The disconnect here between the number of homes planned and the number built is part of a nationwide phenomenon. According to, the annual rate of new home permits in February was a strong 1.9 million, but home completions lagged that number by more than a third, with only 1.2 million homes on track to be completed this year.

And yet there is some good news, too, about new construction and inventory.

As Thorpe said, “Every new home helps,” providing a place for a family to live and put down roots. And there are some bright spots in the housing supply picture in Indian River County.

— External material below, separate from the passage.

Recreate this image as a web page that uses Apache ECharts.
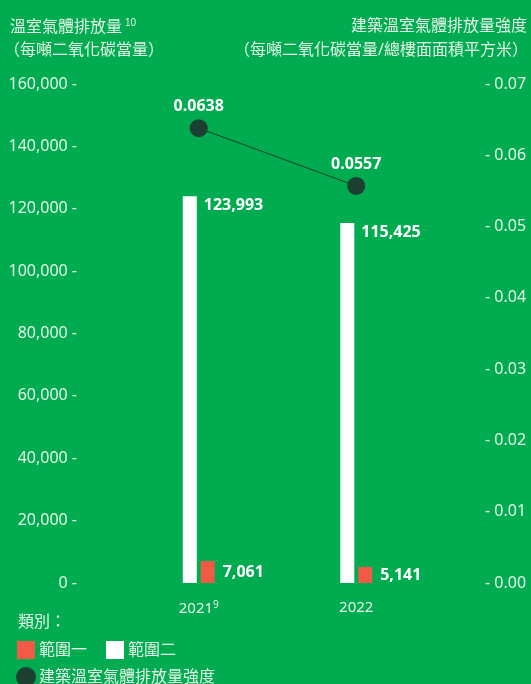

GHO Homes still has more than 20 single-family luxury homesites available in The Strand, and the county approved Handler’s Seaglass subdivision last year across from the Disney Resort, where sitework is underway and 72 new homes will soon be offered for sale.

Just across the Wabasso Bridge, at route 510 and U.S. 1, the county approved Harbor isle in October, a 270-home subdivision by Divosta that will open for sales later this year.

Just last month, two builders bought land in Grand Harbor where they will be offering a combined 64 new homes, and, according to Thorpe, there is strong interest in another Grand Harbor parcel where an additional 78 houses can be built.

The county last year approved Venetian Grove, a 900-unit subdivision near the Vero Beach Outlet Mall being built by Coral Gables developer, The Kern Company.

Three other mainland subdivisions with more than 500 homes each are in the proposal stage and Orsi is moving ahead with his 830-home Heritage Reserve, where he hopes to begin construction by the end of the year.

“We are still forging ahead,” Orsi said. “It takes the patience of a saint sometimes, but what are you going to do? We have chosen this profession and you just have to go with the flow as best you can and get some houses built. Somebody has to do it!”

Despite the severe shortage of homes and all the obstacles to building new product fast enough to keep up with demand, “new home construction does have potential to help with inventory shortage, especially for homebuyers who have the flexibility to wait to move into their new homes,” according to Kicinski.

“For those buyers who are not in a huge rush to get into their new home, new construction is a great option as the buyer will ultimately get a brand-new home tailored to their wishes and needs.

“To the extent the builder has the means to do so, some builders are also building spec homes or ‘quick move-in homes’ in communities, which also has the potential to ease the pain of the inventory shortage.”

Kicinski said Lifestyle will deliver between 80 and 100 new homes this year, while Groza expects to complete about 70 homes on the Treasure Coast in 2022. Handler said he will complete between 200 and 250 houses, most in Indian River County, and dozens of other builders and developers, large and small, are chipping in. Their efforts won’t end the inventory crisis, but they’ll make it at least a little less severe.